No human situation born of status quo or change can be free of problem. With a change the nature and scope of problems may change. The change in the present context successfully addressed the perennial problem of scarcity that haunted the folks for ages and is not taken into account by the older generation in the habit of relishing memories of the past.

Some decades back, life of a middle and lower middle class family wasn’t much different from that of working class in terms of material possession and lacked even basic amenities. Food was simple but hard to get as the family had meagre resources. Meat was a rarity. Whenever family had it, it was soup rather than a solid meat dish. The family of six, for example, wouldn’t afford to buy more than half a kilo mutton in a fortnight. Bakery products were unheard of. Dining out was declared akin to sin. A person would have no more than two three dresses. A woman with three pairs of shoes would look fashionable. A family owning a bicycle would be envy of many a men. A middle class family in a financial emergency would be almost indigent. Market forces unleashed by capitalism created new openings and dragged these classes out of what in current terms is conceived unmistakable poverty. Their standard of living in all aspects has visibly improved as empirical date irrefutably confirms. But it would be misleading to equate poverty with unhappiness. Cribbing and grumbling of older generation bears testimony to the veracity of the assertion that there is no direct equation between poverty and unhappiness or between affluence and happiness. Poverty and ensuing sense of deprivation was made bearable by what the previous set-up amply offered; an overarching presence of extended family/ clan and community instinct which put premium on sharing especially in difficult times.

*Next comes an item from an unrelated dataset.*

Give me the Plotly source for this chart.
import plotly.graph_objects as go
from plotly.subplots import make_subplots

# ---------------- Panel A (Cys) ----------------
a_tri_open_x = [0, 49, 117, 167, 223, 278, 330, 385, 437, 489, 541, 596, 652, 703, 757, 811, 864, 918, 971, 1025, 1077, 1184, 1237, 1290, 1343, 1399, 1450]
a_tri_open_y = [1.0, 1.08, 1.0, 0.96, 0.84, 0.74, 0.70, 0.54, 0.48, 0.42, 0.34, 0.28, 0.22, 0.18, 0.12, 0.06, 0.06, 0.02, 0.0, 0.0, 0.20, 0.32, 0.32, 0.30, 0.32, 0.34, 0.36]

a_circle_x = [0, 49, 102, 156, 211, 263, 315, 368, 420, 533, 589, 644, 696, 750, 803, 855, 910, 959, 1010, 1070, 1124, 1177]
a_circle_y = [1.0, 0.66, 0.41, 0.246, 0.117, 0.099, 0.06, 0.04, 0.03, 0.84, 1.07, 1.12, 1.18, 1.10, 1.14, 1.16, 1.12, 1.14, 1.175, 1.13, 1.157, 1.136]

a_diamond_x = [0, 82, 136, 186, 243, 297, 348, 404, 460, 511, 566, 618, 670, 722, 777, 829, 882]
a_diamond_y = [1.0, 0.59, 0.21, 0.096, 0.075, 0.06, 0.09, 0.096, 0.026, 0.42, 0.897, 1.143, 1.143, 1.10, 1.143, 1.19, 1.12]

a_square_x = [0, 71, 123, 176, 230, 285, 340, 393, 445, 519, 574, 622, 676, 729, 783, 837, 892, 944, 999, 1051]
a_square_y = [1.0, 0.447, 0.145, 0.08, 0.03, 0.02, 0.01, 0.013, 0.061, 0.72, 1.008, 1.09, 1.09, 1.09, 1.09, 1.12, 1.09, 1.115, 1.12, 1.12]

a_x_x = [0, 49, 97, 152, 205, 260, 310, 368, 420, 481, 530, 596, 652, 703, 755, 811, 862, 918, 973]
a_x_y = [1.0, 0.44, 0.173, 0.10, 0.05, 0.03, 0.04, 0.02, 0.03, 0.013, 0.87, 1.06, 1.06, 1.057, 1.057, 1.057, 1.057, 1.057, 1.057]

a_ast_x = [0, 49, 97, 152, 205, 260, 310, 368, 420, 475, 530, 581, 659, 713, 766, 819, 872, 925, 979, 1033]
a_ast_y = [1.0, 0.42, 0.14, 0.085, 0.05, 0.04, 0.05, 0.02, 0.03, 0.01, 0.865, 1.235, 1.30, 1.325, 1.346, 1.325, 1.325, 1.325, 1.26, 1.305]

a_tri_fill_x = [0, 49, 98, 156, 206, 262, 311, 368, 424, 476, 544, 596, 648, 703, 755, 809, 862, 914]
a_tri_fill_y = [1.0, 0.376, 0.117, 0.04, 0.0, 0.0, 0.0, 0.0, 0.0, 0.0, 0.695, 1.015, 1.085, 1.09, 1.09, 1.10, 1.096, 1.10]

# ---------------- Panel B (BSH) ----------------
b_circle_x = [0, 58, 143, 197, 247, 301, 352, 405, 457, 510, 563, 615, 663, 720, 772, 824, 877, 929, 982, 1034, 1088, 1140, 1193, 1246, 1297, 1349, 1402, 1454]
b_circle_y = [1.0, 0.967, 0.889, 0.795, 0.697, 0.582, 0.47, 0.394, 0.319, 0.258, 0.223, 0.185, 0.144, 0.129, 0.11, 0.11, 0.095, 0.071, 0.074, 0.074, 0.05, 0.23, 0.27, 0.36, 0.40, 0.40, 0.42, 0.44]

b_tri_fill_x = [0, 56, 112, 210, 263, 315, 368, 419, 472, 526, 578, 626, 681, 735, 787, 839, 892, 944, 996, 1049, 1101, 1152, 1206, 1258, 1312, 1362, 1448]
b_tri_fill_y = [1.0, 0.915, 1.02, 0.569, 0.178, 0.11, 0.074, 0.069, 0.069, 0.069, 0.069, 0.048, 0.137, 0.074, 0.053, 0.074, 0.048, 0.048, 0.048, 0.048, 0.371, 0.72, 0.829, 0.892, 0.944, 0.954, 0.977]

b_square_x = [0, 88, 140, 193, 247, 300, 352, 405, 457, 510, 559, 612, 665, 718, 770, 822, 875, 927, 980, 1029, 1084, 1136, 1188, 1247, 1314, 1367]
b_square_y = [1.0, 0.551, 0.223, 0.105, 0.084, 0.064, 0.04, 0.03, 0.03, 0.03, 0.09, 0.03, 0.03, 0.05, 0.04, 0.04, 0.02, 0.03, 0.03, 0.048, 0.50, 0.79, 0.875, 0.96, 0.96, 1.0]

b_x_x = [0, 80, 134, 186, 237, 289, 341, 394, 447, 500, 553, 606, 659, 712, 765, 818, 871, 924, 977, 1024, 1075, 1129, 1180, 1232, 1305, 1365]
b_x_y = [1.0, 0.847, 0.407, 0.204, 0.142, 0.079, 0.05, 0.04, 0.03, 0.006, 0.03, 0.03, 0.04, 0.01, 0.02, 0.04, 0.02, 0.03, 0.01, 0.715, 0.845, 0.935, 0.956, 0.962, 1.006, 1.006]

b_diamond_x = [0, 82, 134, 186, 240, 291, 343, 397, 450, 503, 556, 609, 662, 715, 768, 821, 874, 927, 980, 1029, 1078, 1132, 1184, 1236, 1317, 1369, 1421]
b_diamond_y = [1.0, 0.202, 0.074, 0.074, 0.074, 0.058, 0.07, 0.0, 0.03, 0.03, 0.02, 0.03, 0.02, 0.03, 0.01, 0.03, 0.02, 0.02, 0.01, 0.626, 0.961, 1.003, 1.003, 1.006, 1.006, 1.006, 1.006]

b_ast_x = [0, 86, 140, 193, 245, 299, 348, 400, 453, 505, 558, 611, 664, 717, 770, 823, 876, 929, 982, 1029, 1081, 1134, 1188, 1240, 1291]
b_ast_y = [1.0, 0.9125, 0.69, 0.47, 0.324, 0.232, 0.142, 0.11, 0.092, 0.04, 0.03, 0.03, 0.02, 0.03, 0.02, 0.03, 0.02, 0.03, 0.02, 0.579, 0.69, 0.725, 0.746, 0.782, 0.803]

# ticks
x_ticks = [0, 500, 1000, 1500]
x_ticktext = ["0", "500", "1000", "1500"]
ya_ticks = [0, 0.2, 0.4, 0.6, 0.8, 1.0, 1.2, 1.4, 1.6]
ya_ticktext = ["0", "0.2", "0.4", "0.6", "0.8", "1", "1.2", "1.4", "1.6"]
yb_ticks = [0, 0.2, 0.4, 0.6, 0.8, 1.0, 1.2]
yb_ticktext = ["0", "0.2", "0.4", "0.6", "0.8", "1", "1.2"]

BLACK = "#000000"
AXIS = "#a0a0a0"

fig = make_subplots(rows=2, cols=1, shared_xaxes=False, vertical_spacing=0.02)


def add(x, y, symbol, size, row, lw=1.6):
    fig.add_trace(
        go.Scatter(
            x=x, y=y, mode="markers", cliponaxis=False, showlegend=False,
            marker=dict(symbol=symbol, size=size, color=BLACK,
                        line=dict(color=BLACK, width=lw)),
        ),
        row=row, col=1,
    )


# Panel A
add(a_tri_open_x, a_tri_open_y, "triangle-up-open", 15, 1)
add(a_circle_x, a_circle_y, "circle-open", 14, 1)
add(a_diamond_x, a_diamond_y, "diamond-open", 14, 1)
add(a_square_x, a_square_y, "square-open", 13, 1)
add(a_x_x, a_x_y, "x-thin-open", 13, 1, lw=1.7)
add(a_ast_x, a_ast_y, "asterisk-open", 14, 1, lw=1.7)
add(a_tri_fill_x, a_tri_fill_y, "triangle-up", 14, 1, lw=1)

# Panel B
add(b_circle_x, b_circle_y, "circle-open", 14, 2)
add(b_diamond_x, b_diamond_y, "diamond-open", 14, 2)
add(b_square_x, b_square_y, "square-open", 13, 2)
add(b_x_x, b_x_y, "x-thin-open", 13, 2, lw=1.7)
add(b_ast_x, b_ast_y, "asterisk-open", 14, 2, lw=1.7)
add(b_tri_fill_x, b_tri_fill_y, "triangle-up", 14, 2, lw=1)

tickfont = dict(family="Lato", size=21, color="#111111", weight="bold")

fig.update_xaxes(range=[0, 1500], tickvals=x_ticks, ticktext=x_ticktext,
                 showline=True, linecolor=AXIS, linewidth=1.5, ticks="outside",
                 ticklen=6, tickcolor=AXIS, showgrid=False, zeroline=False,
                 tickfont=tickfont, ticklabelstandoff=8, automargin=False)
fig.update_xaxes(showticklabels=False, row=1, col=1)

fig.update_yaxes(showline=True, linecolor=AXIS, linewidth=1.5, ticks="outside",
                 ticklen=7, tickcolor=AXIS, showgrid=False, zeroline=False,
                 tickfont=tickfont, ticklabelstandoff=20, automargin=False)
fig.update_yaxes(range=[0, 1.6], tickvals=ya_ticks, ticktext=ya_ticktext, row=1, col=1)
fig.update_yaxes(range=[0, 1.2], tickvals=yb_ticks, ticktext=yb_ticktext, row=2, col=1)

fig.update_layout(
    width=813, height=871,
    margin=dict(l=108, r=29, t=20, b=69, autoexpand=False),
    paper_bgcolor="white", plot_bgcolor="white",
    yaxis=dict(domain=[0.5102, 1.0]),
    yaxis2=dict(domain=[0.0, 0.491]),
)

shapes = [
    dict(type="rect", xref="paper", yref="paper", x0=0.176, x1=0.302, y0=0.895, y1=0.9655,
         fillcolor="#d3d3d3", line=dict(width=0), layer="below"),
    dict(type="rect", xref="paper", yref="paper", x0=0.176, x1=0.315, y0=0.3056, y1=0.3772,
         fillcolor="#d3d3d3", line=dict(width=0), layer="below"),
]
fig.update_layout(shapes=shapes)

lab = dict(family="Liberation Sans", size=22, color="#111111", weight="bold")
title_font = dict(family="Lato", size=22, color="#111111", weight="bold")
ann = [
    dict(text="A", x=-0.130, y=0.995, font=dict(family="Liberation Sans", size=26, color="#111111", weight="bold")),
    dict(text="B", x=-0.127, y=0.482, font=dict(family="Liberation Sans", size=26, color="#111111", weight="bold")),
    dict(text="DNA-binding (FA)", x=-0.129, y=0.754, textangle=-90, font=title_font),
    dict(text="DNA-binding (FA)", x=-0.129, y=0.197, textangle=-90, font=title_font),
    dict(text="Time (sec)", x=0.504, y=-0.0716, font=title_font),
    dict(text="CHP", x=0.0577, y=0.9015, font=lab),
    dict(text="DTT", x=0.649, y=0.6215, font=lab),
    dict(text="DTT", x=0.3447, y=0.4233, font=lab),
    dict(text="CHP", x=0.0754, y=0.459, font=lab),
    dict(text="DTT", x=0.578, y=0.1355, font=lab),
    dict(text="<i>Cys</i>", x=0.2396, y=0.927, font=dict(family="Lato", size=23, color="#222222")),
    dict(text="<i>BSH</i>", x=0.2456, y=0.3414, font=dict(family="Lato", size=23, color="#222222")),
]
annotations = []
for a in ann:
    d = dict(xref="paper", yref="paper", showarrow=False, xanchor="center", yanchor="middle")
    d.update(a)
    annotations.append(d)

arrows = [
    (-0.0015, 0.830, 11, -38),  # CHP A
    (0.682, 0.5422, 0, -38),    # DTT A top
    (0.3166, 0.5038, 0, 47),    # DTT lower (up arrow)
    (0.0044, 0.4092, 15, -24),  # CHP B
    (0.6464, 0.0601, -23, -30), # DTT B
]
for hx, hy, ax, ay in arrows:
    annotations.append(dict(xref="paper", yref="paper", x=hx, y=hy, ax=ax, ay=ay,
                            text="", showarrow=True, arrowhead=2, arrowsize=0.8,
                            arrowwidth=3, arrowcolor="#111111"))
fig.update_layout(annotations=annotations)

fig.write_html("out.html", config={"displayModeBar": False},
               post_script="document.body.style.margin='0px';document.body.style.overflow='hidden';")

Such a structure was created by concrete conditions of production and distribution that existed in those times.

Pre-machine or partly machine based mode of production generally produced less than what was needed and thus encouraged under-consumption which lead to poverty and misery. Community instinct with sharing as its core component was rightly raised to the level of a social and moral value which helped regulate underproduction.

In other words, base was the concrete conditions related with production on which the superstructure of community values and happiness was erected. If production was scarce the sharing was the way to assuage its biting and grinding effects. Human beings can be happy even with less if it’s shared. Realm of necessity is not that incomprehensible.

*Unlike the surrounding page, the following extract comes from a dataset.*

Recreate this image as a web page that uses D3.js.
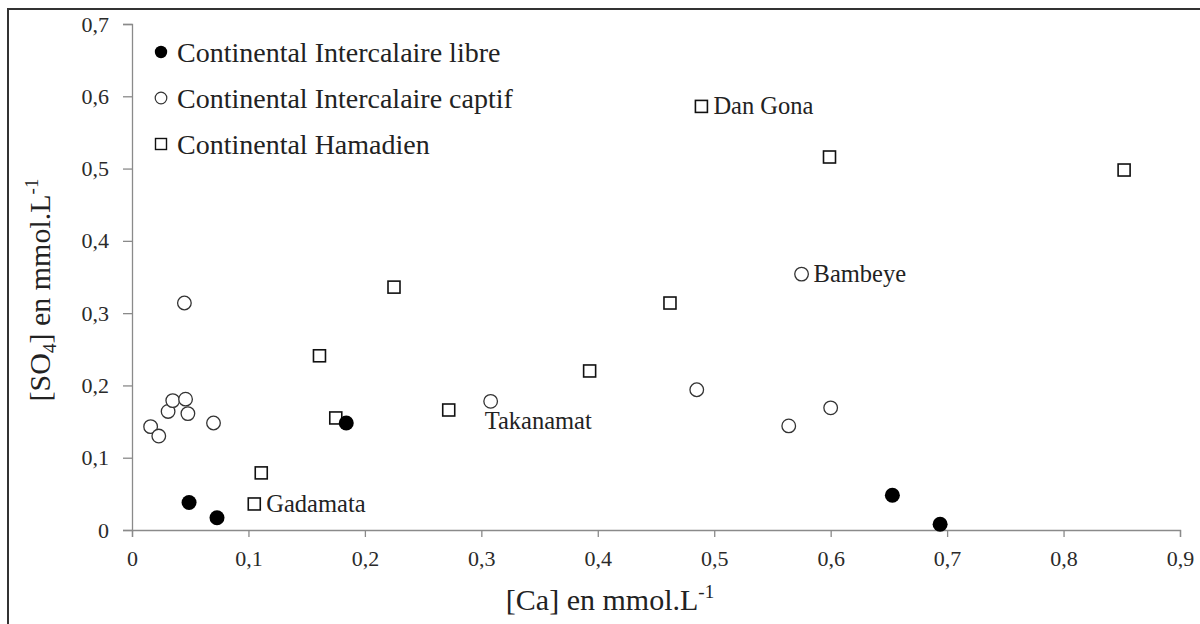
<!DOCTYPE html>
<html>
<head>
<meta charset="utf-8">
<script src="https://cdn.jsdelivr.net/npm/d3@7"></script>
<style>
  html, body { margin: 0; padding: 0; background: #fff; }
  svg { display: block; }
  text { font-family: "Liberation Serif", "Times New Roman", serif; }
</style>
</head>
<body>
<script>
// ---- data ----
const seriesNames = ["Continental Intercalaire libre", "Continental Intercalaire captif", "Continental Hamadien"];
const libreCa  = [0.049, 0.073, 0.184, 0.653, 0.694];
const libreSO4 = [0.038, 0.017, 0.148, 0.048, 0.008];
const captifCa  = [0.045, 0.016, 0.023, 0.031, 0.035, 0.046, 0.048, 0.070, 0.308, 0.485, 0.564, 0.600, 0.575];
const captifSO4 = [0.314, 0.143, 0.130, 0.164, 0.179, 0.181, 0.161, 0.148, 0.178, 0.194, 0.144, 0.169, 0.354];
const hamCa  = [0.105, 0.111, 0.161, 0.175, 0.225, 0.272, 0.393, 0.462, 0.489, 0.599, 0.852];
const hamSO4 = [0.036, 0.079, 0.241, 0.155, 0.336, 0.166, 0.220, 0.314, 0.586, 0.516, 0.498];
const xTicks = [0, 0.1, 0.2, 0.3, 0.4, 0.5, 0.6, 0.7, 0.8, 0.9];
const yTicks = [0, 0.1, 0.2, 0.3, 0.4, 0.5, 0.6, 0.7];
// point labels: [series, index, text, placement]
const pointLabels = [
  ["ham", 8, "Dan Gona", "right"],
  ["captif", 12, "Bambeye", "right"],
  ["ham", 0, "Gadamata", "right"],
  ["captif", 8, "Takanamat", "below"]
];

const W = 1200, H = 624;
const svg = d3.select("body").append("svg").attr("width", W).attr("height", H);

// outer frame
svg.append("rect").attr("x", 8).attr("y", 9).attr("width", W + 20).attr("height", H + 20)
  .attr("fill", "#fff").attr("stroke", "#333").attr("stroke-width", 2);

const x = d3.scaleLinear().domain([0, 0.9]).range([132, 1180]);
const y = d3.scaleLinear().domain([0, 0.7]).range([530, 24]);
const fmt = d => d === 0 ? "0" : d3.format(".1f")(d).replace(".", ",");

// axes
const xAxis = svg.append("g").attr("transform", `translate(0,${y(0)})`)
  .call(d3.axisBottom(x).tickValues(xTicks).tickFormat(fmt).tickSizeOuter(0).tickSize(7).tickPadding(13));
const yAxis = svg.append("g").attr("transform", `translate(${x(0)},0)`)
  .call(d3.axisLeft(y).tickValues(yTicks).tickFormat(fmt).tickSizeOuter(0).tickSize(9).tickPadding(14));
[xAxis, yAxis].forEach(g => {
  g.attr("font-family", null);
  g.select(".domain").attr("stroke", "#8a8a8a").attr("stroke-width", 1.3);
  g.selectAll(".tick line").attr("stroke", "#8a8a8a").attr("stroke-width", 1.3);
  g.selectAll(".tick text").attr("fill", "#2a2a2a").style("font-size", "22px")
    .style("font-family", "'Liberation Serif', serif");
});

// axis titles
const xt = svg.append("text").attr("x", 610).attr("y", 610).attr("text-anchor", "middle")
  .style("font-size", "30px").attr("fill", "#222");
xt.append("tspan").text("[Ca] en mmol.L");
xt.append("tspan").text("-1").attr("dy", -12).style("font-size", "19px");

const yt = svg.append("text").attr("transform", "translate(50,290) rotate(-90)")
  .attr("text-anchor", "middle").style("font-size", "30px").attr("fill", "#222");
yt.append("tspan").text("[SO");
yt.append("tspan").text("4").attr("dy", 6).style("font-size", "19px");
yt.append("tspan").text("] en mmol.L").attr("dy", -6);
yt.append("tspan").text("-1").attr("dy", -12).style("font-size", "19px");

// marks
const libre = libreCa.map((c, i) => ({ ca: c, so4: libreSO4[i] }));
const captif = captifCa.map((c, i) => ({ ca: c, so4: captifSO4[i] }));
const ham = hamCa.map((c, i) => ({ ca: c, so4: hamSO4[i] }));

const sq = 12;
svg.append("g").selectAll("rect").data(ham).join("rect")
  .attr("x", d => x(d.ca) - sq / 2).attr("y", d => y(d.so4) - sq / 2)
  .attr("width", sq).attr("height", sq)
  .attr("fill", "#fff").attr("stroke", "#111").attr("stroke-width", 1.6);

svg.append("g").selectAll("circle").data(captif).join("circle")
  .attr("cx", d => x(d.ca)).attr("cy", d => y(d.so4)).attr("r", 6.8)
  .attr("fill", "#fff").attr("stroke", "#333").attr("stroke-width", 1.3);

svg.append("g").selectAll("circle").data(libre).join("circle")
  .attr("cx", d => x(d.ca)).attr("cy", d => y(d.so4)).attr("r", 7.5)
  .attr("fill", "#000");

// point labels
const lookup = { ham: ham, captif: captif, libre: libre };
pointLabels.forEach(([s, i, t, pl]) => {
  const d = lookup[s][i];
  if (pl === "right") {
    svg.append("text").attr("x", x(d.ca) + 12).attr("y", y(d.so4) + 8)
      .style("font-size", "24.5px").attr("fill", "#222").text(t);
  } else {
    svg.append("text").attr("x", x(d.ca) - 6).attr("y", y(d.so4) + 28)
      .style("font-size", "24.5px").attr("fill", "#222").text(t);
  }
});

// legend
const legY = [52, 98, 144];
const lg = svg.append("g");
seriesNames.forEach((n, i) => {
  const cy = legY[i], cx = 161;
  if (i === 0) lg.append("circle").attr("cx", cx).attr("cy", cy).attr("r", 6.2).attr("fill", "#000");
  if (i === 1) lg.append("circle").attr("cx", cx).attr("cy", cy).attr("r", 5.8).attr("fill", "#fff").attr("stroke", "#333").attr("stroke-width", 1.2);
  if (i === 2) lg.append("rect").attr("x", cx - 5.5).attr("y", cy - 5.5).attr("width", 11).attr("height", 11).attr("fill", "#fff").attr("stroke", "#111").attr("stroke-width", 1.4);
  lg.append("text").attr("x", 177).attr("y", cy + 9.5).style("font-size", "28px").attr("fill", "#222").text(n);
});
</script>
</body>
</html>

In our evolution we have moved from less to more and our sharing has not only ensured our survival as species but also has sustained us in our upward journey against all the odds.

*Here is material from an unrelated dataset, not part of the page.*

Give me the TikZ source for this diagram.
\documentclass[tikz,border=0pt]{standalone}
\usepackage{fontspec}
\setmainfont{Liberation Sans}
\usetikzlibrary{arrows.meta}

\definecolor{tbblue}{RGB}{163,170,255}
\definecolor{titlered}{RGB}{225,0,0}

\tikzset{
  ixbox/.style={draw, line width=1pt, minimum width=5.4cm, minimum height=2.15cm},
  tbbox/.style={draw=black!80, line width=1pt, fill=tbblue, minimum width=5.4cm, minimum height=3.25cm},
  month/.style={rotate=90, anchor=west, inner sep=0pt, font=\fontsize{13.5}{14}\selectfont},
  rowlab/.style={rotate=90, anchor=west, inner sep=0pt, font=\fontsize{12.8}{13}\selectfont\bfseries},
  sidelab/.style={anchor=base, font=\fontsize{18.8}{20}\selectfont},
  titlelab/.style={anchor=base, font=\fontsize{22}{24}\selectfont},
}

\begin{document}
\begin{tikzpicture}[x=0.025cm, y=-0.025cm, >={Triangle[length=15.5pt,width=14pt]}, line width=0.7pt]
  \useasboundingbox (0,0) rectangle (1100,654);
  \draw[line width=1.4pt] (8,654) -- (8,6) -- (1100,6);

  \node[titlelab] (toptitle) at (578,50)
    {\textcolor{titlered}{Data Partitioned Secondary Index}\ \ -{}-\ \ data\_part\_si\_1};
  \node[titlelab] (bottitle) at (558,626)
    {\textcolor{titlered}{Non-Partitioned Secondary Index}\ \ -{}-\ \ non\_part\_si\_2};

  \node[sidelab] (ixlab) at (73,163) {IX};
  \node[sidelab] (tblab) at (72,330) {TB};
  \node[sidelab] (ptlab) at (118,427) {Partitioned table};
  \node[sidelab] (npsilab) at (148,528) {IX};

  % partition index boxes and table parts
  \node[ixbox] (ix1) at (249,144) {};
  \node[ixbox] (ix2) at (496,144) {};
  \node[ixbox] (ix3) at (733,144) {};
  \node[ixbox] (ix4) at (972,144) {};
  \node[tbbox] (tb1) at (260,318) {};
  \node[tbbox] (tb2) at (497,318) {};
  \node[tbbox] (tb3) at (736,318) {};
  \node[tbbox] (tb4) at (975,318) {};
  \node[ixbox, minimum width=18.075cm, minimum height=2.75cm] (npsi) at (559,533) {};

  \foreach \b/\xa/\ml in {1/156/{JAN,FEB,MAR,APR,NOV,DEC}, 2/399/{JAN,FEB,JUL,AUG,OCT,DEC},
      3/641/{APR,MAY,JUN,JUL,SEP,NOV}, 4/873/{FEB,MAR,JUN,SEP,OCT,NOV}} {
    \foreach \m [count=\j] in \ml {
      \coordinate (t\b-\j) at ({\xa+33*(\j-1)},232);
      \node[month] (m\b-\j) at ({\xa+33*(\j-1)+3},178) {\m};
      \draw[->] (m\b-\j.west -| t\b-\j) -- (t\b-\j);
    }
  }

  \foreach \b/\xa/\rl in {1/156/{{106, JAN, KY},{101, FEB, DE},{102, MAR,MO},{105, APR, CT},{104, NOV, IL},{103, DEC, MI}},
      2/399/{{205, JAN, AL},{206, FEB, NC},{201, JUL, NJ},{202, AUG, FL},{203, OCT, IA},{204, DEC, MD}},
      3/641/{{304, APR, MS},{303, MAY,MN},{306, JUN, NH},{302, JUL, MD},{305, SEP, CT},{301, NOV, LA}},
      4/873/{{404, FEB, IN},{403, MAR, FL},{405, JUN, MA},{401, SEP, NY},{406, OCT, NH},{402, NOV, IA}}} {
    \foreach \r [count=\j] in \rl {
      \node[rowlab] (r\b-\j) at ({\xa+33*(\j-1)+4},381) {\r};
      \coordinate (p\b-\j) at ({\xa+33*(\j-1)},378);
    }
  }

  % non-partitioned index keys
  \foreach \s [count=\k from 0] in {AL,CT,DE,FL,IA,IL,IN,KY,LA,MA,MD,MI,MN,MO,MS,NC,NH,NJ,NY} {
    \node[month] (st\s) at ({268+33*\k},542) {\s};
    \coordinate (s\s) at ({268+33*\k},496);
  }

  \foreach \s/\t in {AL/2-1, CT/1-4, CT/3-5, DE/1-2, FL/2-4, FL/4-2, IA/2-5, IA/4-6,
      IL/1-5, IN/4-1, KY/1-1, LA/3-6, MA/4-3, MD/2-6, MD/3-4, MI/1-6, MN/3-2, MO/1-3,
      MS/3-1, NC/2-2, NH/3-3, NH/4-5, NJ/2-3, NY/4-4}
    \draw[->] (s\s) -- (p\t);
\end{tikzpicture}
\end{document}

Our life as a result of fast changes during the last few decades has become quite different from what it was. It’s no longer sedate, staid and inclined to inwardness. It’s fast-paced and turbulent in the face of an unprecedented show of ephemerality; things tangible and intangible appear and disappear in an indescribably fast succession. Transformed situation promotes its new agenda which comprises surplus production, conspicuous consumption and atomized individual. Surplus production needs not just consumption but conspicuous one. Such consumption needs individual, not the old one of sharing type but new one of consuming variety. Now the emphasis is primarily on what you consume but not on what you need. Social success of an individual now depends on what he consumes, not on what helps him to attain self-fulfillment. In order to achieve the social ideal of conspicuous consumption an individual has to be convinced of two things; he is for himself and a consumptive lifestyle is the highmark of social achievement. Now convinced of this he has to gear up to create resources as, to repeat the cliché, there is no free lunch in a capitalist society. It means to work relentlessly and tirelessly.

Cycle of work alienates the individual and negates his self-objectification. Act of consumption disconnects him from others and creates an aura of vacuous estrangement which causes anxiety and nervous tension. Activities of such an individual, alienated as they are, boosts the process of overall alienation affecting all he is forced to interact with. Happiness, the declared objective of consumption, proves illusionary as it’s confused with pleasure. Capitalism can surely boast of its achievement as a system that has raised the standard of living of certain sizable segments of the population. But it has so far failed to produce individual who in his effort to realise his potential enriches himself by enriching others in mutually fulfilling reciprocity.

Oldies, it looks, will go down lamenting a lost way of life that is irretrievable. Contemporary society will find the solutions of the problems it’s confronted within due course and discover its own way to happiness. The irony is that humans need work as much as happiness. Work at the moment is the opposite of happiness. The ideal, if ever realised, would be that we as a species make our work a source of happiness for ourselves and others. And this will only happen when concrete measures are taken to rid our work of its exploitative dimension.